Defiance gains support
Bobi Wine’s acts and feats of defiance, which are likely to continue, have until now been associated with one person; seasoned opposition politician and former Forum for Democratic Change (FDC) boss, Kizza Besigye.
In fact, until now, Bobi Wine has appeared to disagree with Besigye on using defiance as a strategy in the fight to end President Yoweri Museveni’s 33-year rule. Bobi Wine has been insisting that elections can remove Museveni.
“For a leader to say a vote can never oust Museveni without offering a solution is disappointing. Don’t talk about democracy and stand four times and on the fifth time you say it does not work, we believe it works.”
But the police’s continuous moves to block him from holding musical concerts appear to have taught Bobi Wine a new lesson; that to survive, he must fight for his right to perform his music and to politically mobilise supporters.
Bobi Wine who says music is his source of livelihood says he must hold concerts. By blocking these activities, it appears, police has forced Bobi Wine to resort to defiance.
In what many saw as an act of defiance, Bobi Wine called for mass protests at his home in Magere-Gayaza, on the outskirts of Kampala city.
Leader of Opposition in Parliament, Betty Aol Ocan; who on April 24 visited Bobi Wine during detention, told The Independent on April 27 that she is mobilising her group for defiance too.
“It has become clear that police belongs to one man, it is no longer the people’s police. It is also clear that police is not the problem but where they get orders, our police is being misused with a lot of impunity,” she said.
She said opposition leaders need to develop an action plan against police brutality. “Even when we go to court,” she told The Independent, “government doesn’t listen. So we go to the court of public opinion—defiance, just like Dr. Besigye has been doing.”
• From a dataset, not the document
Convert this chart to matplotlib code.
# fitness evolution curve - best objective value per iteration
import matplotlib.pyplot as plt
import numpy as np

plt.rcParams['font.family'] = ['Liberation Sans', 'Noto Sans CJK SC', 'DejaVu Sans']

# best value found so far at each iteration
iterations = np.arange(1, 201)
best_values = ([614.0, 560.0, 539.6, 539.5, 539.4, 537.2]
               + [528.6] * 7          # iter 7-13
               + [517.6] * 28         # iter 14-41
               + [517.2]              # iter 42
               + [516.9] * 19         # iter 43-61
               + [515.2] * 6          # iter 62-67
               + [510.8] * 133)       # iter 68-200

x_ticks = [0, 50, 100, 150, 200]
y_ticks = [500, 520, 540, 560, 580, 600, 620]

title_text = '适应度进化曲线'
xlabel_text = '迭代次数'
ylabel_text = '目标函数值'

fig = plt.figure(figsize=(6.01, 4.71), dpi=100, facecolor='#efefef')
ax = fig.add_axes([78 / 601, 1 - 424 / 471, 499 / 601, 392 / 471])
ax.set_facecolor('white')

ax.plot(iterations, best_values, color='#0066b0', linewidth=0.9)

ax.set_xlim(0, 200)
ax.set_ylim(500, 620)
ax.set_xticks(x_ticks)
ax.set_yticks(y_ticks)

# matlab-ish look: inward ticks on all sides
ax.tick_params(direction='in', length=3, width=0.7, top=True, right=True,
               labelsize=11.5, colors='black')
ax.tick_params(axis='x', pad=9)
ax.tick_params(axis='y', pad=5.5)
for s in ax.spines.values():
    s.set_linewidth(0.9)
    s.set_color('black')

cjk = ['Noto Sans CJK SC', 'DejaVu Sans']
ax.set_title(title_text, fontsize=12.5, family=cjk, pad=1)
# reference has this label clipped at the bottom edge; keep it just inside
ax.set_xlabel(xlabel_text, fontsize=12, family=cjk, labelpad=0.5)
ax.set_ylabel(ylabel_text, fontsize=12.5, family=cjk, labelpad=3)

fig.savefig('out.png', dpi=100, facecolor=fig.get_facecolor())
She said she was encouraged by other legislators- Roland Mugume (Rukungiri Municipality), Barnabas Tinkasimire (Buyaga West), Gilbert Oulanya (Kilak South) and Mathias Kasamba- were also there “standing with a colleague at a time his family was being traumatised by police”.
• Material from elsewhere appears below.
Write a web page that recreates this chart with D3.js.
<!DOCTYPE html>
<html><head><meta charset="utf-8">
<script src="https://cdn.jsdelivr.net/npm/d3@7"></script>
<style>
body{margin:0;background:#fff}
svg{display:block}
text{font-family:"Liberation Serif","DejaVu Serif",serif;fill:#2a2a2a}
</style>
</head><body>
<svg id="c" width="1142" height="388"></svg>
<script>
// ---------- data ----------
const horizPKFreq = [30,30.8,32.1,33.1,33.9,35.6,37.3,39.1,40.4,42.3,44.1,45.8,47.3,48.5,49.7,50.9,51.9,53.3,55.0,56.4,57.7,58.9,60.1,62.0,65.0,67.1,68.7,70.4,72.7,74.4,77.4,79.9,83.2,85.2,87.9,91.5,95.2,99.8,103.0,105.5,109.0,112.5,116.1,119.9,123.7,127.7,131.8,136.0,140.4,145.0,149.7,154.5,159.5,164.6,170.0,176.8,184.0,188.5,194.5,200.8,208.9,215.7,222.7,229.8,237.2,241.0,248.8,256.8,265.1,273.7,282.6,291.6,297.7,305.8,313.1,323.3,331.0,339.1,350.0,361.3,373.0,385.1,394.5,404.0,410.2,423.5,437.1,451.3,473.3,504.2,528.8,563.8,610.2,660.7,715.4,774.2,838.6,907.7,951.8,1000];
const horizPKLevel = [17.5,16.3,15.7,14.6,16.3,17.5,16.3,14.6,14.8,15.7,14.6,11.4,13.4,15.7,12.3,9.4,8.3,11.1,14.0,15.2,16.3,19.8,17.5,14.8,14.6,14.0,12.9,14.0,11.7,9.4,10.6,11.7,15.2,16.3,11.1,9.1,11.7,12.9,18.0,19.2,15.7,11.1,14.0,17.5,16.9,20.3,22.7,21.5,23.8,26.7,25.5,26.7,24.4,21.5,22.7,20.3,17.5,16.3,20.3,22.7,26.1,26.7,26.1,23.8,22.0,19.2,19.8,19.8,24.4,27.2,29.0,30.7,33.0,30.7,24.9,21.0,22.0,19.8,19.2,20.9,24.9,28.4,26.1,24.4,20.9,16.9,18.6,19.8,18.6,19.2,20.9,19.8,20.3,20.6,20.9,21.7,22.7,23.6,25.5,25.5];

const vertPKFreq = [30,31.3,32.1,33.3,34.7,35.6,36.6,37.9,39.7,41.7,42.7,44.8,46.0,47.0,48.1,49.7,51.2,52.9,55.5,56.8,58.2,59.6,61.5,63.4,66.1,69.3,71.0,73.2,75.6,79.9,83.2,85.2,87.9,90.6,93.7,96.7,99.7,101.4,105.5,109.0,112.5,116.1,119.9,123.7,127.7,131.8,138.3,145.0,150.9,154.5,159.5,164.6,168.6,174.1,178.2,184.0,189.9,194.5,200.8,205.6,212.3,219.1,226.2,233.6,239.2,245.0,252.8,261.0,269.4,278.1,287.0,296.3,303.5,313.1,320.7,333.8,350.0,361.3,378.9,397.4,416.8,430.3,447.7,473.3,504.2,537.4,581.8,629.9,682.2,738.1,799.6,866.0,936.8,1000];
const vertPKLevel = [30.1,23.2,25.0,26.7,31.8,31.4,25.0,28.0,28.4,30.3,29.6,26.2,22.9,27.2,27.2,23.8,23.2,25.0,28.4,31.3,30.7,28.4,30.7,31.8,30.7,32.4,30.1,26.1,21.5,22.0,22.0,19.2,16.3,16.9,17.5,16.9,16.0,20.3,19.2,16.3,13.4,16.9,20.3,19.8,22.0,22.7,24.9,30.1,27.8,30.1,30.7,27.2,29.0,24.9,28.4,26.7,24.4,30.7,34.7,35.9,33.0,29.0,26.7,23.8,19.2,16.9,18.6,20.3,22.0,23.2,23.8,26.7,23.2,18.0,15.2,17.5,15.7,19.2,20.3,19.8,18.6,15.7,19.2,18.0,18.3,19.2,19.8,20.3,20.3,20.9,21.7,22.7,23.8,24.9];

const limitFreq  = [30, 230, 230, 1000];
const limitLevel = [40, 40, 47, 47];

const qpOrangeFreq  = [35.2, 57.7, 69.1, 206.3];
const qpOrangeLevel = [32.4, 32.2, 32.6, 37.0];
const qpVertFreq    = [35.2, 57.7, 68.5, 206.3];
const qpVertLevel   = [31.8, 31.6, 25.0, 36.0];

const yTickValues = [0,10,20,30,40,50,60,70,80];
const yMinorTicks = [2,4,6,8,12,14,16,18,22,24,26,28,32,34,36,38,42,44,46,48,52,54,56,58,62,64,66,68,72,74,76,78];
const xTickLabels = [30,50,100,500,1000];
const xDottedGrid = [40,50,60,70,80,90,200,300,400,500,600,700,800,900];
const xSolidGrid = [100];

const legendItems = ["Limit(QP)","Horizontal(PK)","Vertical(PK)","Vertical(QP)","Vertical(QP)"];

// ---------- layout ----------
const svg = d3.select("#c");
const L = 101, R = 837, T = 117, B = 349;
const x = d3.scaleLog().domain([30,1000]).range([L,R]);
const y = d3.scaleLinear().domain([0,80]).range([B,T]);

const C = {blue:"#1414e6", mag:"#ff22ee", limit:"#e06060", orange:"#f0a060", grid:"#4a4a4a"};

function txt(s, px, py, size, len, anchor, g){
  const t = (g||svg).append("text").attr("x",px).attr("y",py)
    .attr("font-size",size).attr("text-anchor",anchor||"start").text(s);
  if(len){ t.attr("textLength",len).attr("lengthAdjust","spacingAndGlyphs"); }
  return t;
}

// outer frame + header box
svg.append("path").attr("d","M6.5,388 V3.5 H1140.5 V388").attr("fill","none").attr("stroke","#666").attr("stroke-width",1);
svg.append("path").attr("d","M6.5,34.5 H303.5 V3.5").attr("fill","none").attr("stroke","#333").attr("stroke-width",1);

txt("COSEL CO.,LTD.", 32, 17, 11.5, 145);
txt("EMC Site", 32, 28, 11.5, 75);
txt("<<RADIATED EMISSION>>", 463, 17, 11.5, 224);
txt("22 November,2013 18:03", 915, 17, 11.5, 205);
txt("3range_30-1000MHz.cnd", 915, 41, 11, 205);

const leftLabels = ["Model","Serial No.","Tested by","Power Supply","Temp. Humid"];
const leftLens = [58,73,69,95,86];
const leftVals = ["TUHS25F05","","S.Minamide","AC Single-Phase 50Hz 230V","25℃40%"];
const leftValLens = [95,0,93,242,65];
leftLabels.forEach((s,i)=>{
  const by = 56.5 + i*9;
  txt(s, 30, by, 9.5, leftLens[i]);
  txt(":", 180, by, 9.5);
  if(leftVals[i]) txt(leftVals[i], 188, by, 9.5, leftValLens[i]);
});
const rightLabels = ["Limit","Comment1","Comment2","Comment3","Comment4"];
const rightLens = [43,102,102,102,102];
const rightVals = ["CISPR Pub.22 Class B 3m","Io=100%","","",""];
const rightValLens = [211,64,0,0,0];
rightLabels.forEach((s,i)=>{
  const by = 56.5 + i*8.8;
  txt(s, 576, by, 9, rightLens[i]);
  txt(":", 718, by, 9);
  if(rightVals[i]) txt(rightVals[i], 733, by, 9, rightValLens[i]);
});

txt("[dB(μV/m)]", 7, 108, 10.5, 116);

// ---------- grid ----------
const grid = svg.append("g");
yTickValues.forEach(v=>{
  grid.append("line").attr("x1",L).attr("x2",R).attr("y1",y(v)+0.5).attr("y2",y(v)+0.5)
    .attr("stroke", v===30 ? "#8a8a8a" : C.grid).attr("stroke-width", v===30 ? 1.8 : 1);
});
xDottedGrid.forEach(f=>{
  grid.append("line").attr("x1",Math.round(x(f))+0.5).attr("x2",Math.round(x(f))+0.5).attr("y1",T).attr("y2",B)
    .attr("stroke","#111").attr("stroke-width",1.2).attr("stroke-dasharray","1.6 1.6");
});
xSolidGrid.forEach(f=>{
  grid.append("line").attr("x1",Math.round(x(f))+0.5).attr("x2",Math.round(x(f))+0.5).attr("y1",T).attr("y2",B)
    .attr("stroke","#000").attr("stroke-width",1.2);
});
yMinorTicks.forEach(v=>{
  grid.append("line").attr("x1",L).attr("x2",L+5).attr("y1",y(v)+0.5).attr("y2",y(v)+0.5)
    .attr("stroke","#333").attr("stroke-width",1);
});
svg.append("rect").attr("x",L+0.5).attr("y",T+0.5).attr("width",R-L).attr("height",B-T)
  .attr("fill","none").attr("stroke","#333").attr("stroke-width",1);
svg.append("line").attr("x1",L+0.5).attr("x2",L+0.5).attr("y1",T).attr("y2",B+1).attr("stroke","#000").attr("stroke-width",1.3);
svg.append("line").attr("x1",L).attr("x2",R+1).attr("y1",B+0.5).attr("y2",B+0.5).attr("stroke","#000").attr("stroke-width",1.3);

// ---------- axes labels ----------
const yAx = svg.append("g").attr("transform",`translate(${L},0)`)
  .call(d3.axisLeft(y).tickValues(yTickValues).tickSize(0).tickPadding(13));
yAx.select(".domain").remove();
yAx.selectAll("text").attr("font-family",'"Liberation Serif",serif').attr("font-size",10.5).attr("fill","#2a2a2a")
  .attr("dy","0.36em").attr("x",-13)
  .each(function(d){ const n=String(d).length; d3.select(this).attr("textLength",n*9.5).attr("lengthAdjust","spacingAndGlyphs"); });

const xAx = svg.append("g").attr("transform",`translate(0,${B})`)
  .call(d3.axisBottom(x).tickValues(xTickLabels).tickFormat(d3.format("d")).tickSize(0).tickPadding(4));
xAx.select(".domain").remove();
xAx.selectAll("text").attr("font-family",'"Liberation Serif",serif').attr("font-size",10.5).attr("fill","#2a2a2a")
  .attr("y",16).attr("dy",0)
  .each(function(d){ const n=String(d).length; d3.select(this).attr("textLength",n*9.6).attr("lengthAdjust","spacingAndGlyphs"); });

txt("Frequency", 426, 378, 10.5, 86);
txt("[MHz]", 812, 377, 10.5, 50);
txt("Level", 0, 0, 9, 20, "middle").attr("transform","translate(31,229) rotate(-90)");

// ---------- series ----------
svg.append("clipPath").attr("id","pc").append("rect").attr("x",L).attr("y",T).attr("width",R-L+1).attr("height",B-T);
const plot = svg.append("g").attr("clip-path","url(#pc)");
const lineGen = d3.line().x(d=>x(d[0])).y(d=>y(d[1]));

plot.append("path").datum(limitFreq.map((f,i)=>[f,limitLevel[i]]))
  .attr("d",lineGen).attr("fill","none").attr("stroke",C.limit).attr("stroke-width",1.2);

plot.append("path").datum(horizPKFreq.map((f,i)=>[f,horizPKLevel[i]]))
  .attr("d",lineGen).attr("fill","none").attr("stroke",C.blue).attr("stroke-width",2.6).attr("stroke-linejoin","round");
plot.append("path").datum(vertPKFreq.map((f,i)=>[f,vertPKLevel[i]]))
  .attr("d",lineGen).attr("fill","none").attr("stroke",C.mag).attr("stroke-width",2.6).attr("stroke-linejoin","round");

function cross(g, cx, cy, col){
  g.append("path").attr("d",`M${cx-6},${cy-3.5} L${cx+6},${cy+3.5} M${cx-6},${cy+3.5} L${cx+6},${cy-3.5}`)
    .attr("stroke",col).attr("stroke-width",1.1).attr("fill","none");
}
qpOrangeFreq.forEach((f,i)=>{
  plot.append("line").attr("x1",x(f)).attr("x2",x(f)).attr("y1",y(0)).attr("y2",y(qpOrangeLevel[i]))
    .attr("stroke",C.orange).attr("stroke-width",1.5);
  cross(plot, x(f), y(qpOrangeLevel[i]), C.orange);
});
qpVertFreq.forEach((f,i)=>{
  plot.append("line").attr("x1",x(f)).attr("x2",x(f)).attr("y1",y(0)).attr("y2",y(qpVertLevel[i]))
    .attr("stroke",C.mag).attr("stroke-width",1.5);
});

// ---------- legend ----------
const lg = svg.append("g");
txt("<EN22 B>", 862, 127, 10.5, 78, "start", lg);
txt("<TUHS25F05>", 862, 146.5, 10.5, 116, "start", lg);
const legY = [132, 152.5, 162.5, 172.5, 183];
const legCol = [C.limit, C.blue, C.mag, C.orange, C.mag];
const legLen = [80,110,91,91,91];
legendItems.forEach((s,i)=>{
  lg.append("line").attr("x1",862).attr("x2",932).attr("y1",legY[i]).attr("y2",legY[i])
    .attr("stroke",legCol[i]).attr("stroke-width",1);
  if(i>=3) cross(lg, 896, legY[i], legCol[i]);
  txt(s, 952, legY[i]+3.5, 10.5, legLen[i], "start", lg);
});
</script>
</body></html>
She told The Independent that a bigger group of legislators were planning to visit Bobi Wine’s home and protest the police brutality. Ocan was disturbed that in the case of Bobi Wine, government brutality has gone extreme and blocked his source of livelihood; staging concerts at his own private beach in Busabala.
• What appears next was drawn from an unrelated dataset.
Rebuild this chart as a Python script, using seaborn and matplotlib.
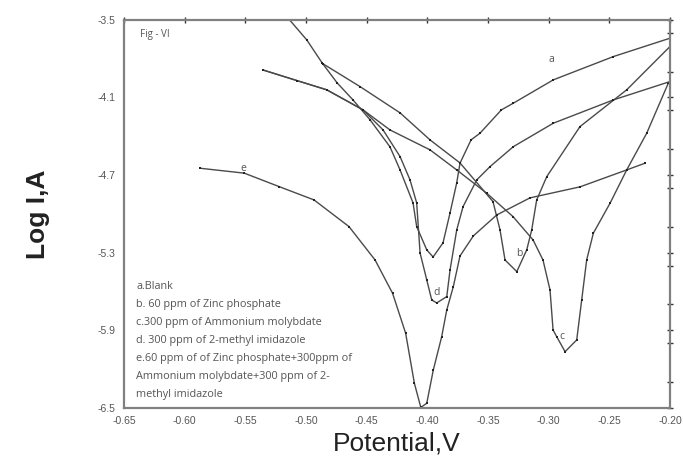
import numpy as np
import pandas as pd
import seaborn as sns
import matplotlib.pyplot as plt
from matplotlib.ticker import MultipleLocator

# Curvas de polarizacion (potencial en V, log I)
a_v = [-0.5136, -0.4994, -0.4868, -0.4744, -0.4613, -0.4472, -0.4308, -0.4225, -0.4118, -0.4088, -0.4005, -0.3953,
       -0.3871, -0.3813, -0.3758, -0.3731, -0.3640, -0.3566, -0.3390, -0.3291, -0.2962, -0.2467, -0.2000]
a_logi = [-3.50, -3.655, -3.832, -3.987, -4.119, -4.273, -4.482, -4.660, -4.915, -5.098, -5.278, -5.333,
          -5.224, -4.992, -4.760, -4.608, -4.428, -4.376, -4.196, -4.144, -3.964, -3.784, -3.642]

b_v = [-0.4860, -0.4555, -0.4225, -0.3978, -0.3731, -0.3459, -0.3401, -0.3360, -0.3263,
       -0.3181, -0.3140, -0.3099, -0.3016, -0.2742, -0.2357, -0.2000]
b_logi = [-3.840, -4.016, -4.219, -4.428, -4.606, -4.905, -5.124, -5.356, -5.446,
          -5.278, -5.124, -4.892, -4.712, -4.325, -4.041, -3.706]

c_v = [-0.5357, -0.5077, -0.4829, -0.4530, -0.4308, -0.3978, -0.3758, -0.3511, -0.3294, -0.3129, -0.3047,
       -0.2989, -0.2964, -0.2934, -0.2865, -0.2769, -0.2728, -0.2687, -0.2632, -0.2494, -0.2357, -0.2192, -0.2014]
c_logi = [-3.887, -3.969, -4.041, -4.196, -4.351, -4.505, -4.660, -4.840, -5.021, -5.201, -5.356,
          -5.588, -5.897, -5.949, -6.065, -5.974, -5.665, -5.356, -5.149, -4.917, -4.660, -4.376, -3.989]

d_v = [-0.5357, -0.5077, -0.4829, -0.4530, -0.4365, -0.4225, -0.4143, -0.4088, -0.4060, -0.4005, -0.3964, -0.3923,
       -0.3840, -0.3813, -0.3758, -0.3706, -0.3593, -0.3483, -0.3291, -0.2962, -0.2467, -0.2000]
d_logi = [-3.887, -3.969, -4.041, -4.196, -4.351, -4.557, -4.737, -4.915, -5.302, -5.510, -5.665, -5.688,
          -5.639, -5.433, -5.124, -4.944, -4.737, -4.634, -4.480, -4.299, -4.119, -3.977]

e_v = [-0.5874, -0.5509, -0.5222, -0.4934, -0.4646, -0.4431, -0.4287, -0.4179, -0.4107, -0.4054,
       -0.4005, -0.3951, -0.3882, -0.3840, -0.3786, -0.3731, -0.3621, -0.3428, -0.3154, -0.2742, -0.2357, -0.2206]
e_logi = [-4.647, -4.685, -4.789, -4.892, -5.098, -5.356, -5.613, -5.922, -6.309, -6.495,
          -6.464, -6.206, -5.949, -5.742, -5.562, -5.325, -5.170, -5.008, -4.876, -4.791, -4.660, -4.608]

curvas = {'a': (a_v, a_logi), 'b': (b_v, b_logi), 'c': (c_v, c_logi), 'd': (d_v, d_logi), 'e': (e_v, e_logi)}

# Etiquetas de las curvas
etiquetas = ['a', 'b', 'c', 'd', 'e']
etiq_v = [-0.2975, -0.3239, -0.2892, -0.3928, -0.5516]
etiq_logi = [-3.809, -5.304, -5.949, -5.605, -4.647]

x_ticks = [-0.65, -0.60, -0.55, -0.50, -0.45, -0.40, -0.35, -0.30, -0.25, -0.20]
y_ticks = [-3.5, -4.1, -4.7, -5.3, -5.9, -6.5]

leyenda = ['a.Blank',
           'b. 60 ppm of Zinc phosphate',
           'c.300 ppm of Ammonium molybdate',
           'd. 300 ppm of 2-methyl imidazole',
           'e.60 ppm of of Zinc phosphate+300ppm of',
           'Ammonium molybdate+300 ppm of 2-',
           'methyl imidazole']

sns.set_style('white')
plt.rcParams['font.family'] = ['Liberation Sans', 'DejaVu Sans']

fig = plt.figure(figsize=(6.83, 4.61), dpi=100)
ax = fig.add_axes([0.1816, 0.115, 0.7994, 0.842])

for nombre, (v, li) in curvas.items():
    df = pd.DataFrame({'Potencial': v, 'LogI': li})
    sns.lineplot(data=df, x='Potencial', y='LogI', sort=False, estimator=None, ax=ax,
                 color='#4a4a4a', linewidth=1.0, marker='s', markersize=1.5,
                 markeredgewidth=0, markerfacecolor='#222222')

for t, v, li in zip(etiquetas, etiq_v, etiq_logi):
    ax.text(v, li, t, fontsize=7.5, color='#555555', ha='center', va='center', family='Open Sans')

ax.text(-0.637, -3.61, 'Fig - VI', fontsize=7, color='#555555', va='center', family='Open Sans')
for i, linea in enumerate(leyenda):
    ax.text(-0.640, -5.56 - i * 0.139, linea, fontsize=7.8, color='#555555', va='center',
            family='Open Sans')

ax.set_xlim(-0.65, -0.20)
ax.set_ylim(-6.5, -3.5)
ax.set_xticks(x_ticks)
ax.set_xticklabels(['%.2f' % x for x in x_ticks])
ax.set_yticks(y_ticks)
ax.set_yticklabels(['%.1f' % y for y in y_ticks])
ax.yaxis.set_minor_locator(MultipleLocator(0.3))
ax.tick_params(axis='both', which='both', direction='inout', colors='#333333', labelcolor='#555555',
               labelsize=7.5, top=True, right=True, length=5, width=1)
ax.tick_params(which='minor', length=4)
for s in ax.spines.values():
    s.set_color('#808080')
    s.set_linewidth(1.6)

ax.set_xlabel('Potential,V', fontsize=19, color='#222222', labelpad=4)
ax.set_ylabel('Log I,A', fontsize=19, fontweight='bold', color='#222222', labelpad=34)

plt.savefig('out.png', dpi=100)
Ocan said she was disturbed that leaders of opposition parties and ruling party representatives on April 25 had just condemned such police brutality but police had with impunity continued holding Bobi Wine under house arrest.
She said she had been in the meeting under the aegis of the Inter-Party Organisation for Dialogue (IPOD) on the Public Order Management Act (POMA) that police often cites to break up opposition gatherings.
She said the meeting attended by Prime Minister Ruhakana Ruganda, Deputy Attorney General Mwesigwa Rukutana, Security Minister Gen. Elly Tumwiine, Internal Affairs Minister Gen. Jeje Odongo, and Defense Minister Adolf Mwesige at Commonwealth Resort, Munyonyo agreed that the police was implementing POMA in illegal fashion and something needed to be done about it.
For that, Ocan said, together with representatives of the opposition, the government side agreed that a committee comprising secretary generals of political parties under IPOD, the Attorney General and chaired by Democratic Party’s Gerald Siranda, drafts regulations that will guide implementation of the Act.
Ocan’s attendance of IPOD was a major effort at politics of negotiation because her party, the FDC, has for years boycotted the meeting to protest police brutality.
However, she told The Independent, as she returned to Kitgum on April 27, she was greeted with teargas and found that police was restricting the movement of people just because the FDC was launching an office there.
“Some people are out there stranded looking for police services but in other places police is deploying heavily just to restrict lawful activities,” Ocan lamented, “this misuse of power and of public office is disturbing. It pushes one into thinking that the only way is to resort to the power of guns just like Museveni did in 1981. Unfortunately, when you analyse, you find that taking government by arms ends up causing even more chaos. So, we will keep pushing for a peaceful transition using the defiance approach.”